Viaje con retorno al Deus ex Machina

Viaje con retorno al Deus ex Machina

Christian Aiello

06/03/2020

(Extracto de la novela «El preludio y la fuga»)

Collisio II

Dormir parece otra necesidad sin sentido, casi como la de comer. Las condiciones de vida en el mar, en la casa de Berti, en lo de Guglielminetto, la práctica científica, la biología especulativa son cosas que, al final, terminan teniendo cierta relación entre sí.

El equipo se reúne para sermonearme en lenguas incomprensibles. Les hice perder plata, entiendo. Algunos se ven genuinamente contrariados, para otros reunirse conmigo parece ser solamente una molestia necesaria.

Aunque nunca fui bueno para los asuntos prácticos, pienso un rato en cómo resolverles este problema.

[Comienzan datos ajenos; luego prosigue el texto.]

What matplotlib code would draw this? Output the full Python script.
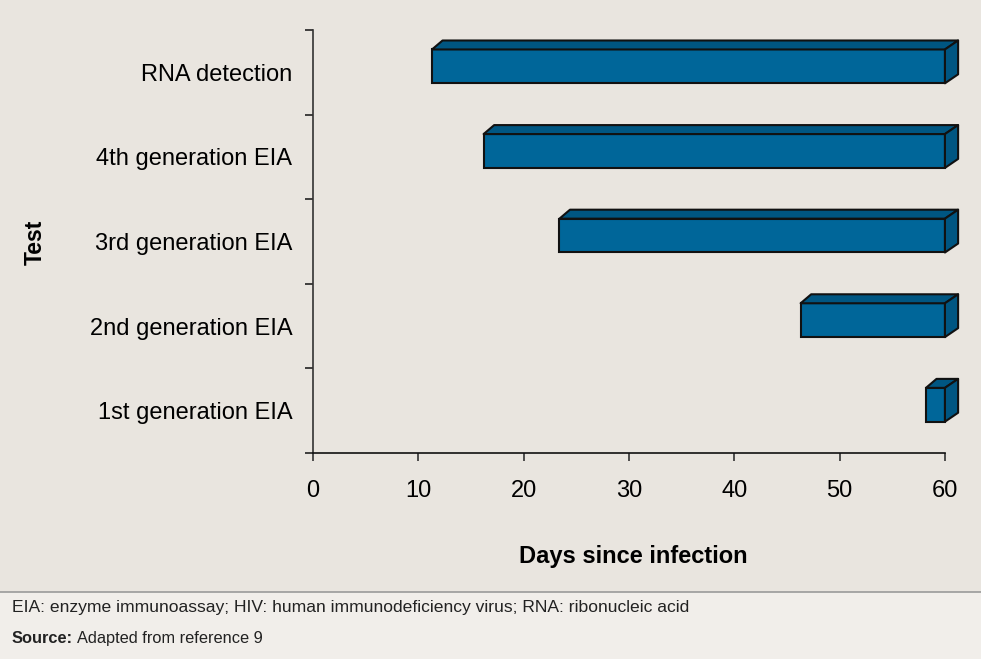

No se me ocurre nada, salvo que la contrastación empírica, la verificación práctica de la realidad, no son más que vicios de la ciencia moderna.

Algunos discuten, gritan entre sí. Los que no están enojados ahora deciden fingir que lo están. Les pregunto quién me noqueó, pero una vez más simulan no entenderme. Por momentos, vuelvo a la sospecha de que es una broma, en especial cuando hablan de tirarme por la borda o abandonarme en las Laquedivas. Debería ser una broma en cualquier planeta. Pero aún las bromas tienen un terrible trasfondo práctico y, en ese punto, ya no soy capaz de entenderlas.

Poco después atracamos en Durban. No me consiguen un contrincante. Me despreocupo. Trato de disfrutar de la vida en el océano, hago mis faenas aplicada y competentemente, aprendo algunas nuevas expresiones en maltés y turco.

La ciudad de Maputo está una bahía. Confluyen en ella tres líneas de ferrocarril que la conectan con Sudáfrica, donde atracamos recientemente, con Zimbabwe y con Swazilandia. De ese modo, Mozambique cobija al segundo puerto más importante de África oriental.

Vicent es enviado a hablarme. Acude respaldado por los dos griegos con los que me acechaba en Ciudad del Cabo. La tripulación lamenta cómo me trató antes, me explica, que no es mi culpa haberlos malentendido, que esperan poder congraciarse conmigo y empezar de cero.

Esa misma noche me enfrentan a un obrero del embarcadero, un moreno como de mi estatura, pero de gran musculatura. El mallorquín aclara que “sólo es una pelea de entrenamiento”, una especie de exhibición. Podría escapar, se me ocurre, en el tren conecta a Maputo a otros tres países del sur de África, subir a cualquier otro barco, quedarme a vivir en Mozambique ahora que aprendí portugués.

Pero no. Soy el responsable de mis laberintos y ni siquiera estoy decepcionado. Es más fácil pensar que el corto período de bienestar fue un sueño. El desaliento y la resignación son más fuertes que cualquier otro intento de actividad emotiva.

Por un instante estimo la posibilidad de insistir: no soy un luchador, nunca me metí en una pelea, no sabría ni cómo ponerme en guardia. Pero me doy cuenta de que argumentar solamente empeorará las cosas. Me las arreglo para restarle seriedad.

Es cierto que alcancé el primer dan en judo, pero fue únicamente porque era un arte pacífica y un gran ejercicio físico lejos del cúmulo de alergias del aire libre. Recuerdo a sensei Okada, el amigo del abuelo Aléxios. No me ayuda mucho pensar en eso. Me desanimo. La pelea ya comenzó y el recuerdo oportuno del abuelo despejó el umbral para evocar otras pérdidas, hasta llegar al profesor Hansen. Una lágrima se confunde con el sudor de mis mejillas. Esquivo ataque tras ataque, pero cada movimiento conlleva una enorme fatiga. No se me cruza por la cabeza arremeter. Me paso la contienda evitando a mi oponente.

En cada nueva acción mis fuerzas declinan, mis reflejos se nublan, no soporto el cansancio y la tristeza. Me dejo rozar por un golpe en el torso y me desplomo abrazándome el abdomen.

Soy la vesícula biliar de un pugilista de los años treinta. Soy el instinto de conservación de un licaón de África central. Me quedo en el piso, fingiendo un impacto en el hígado. No miro a mi alrededor, me concentro en retorcerme. Si hubiera podido vomitar o desmayarme lo hubiera hecho.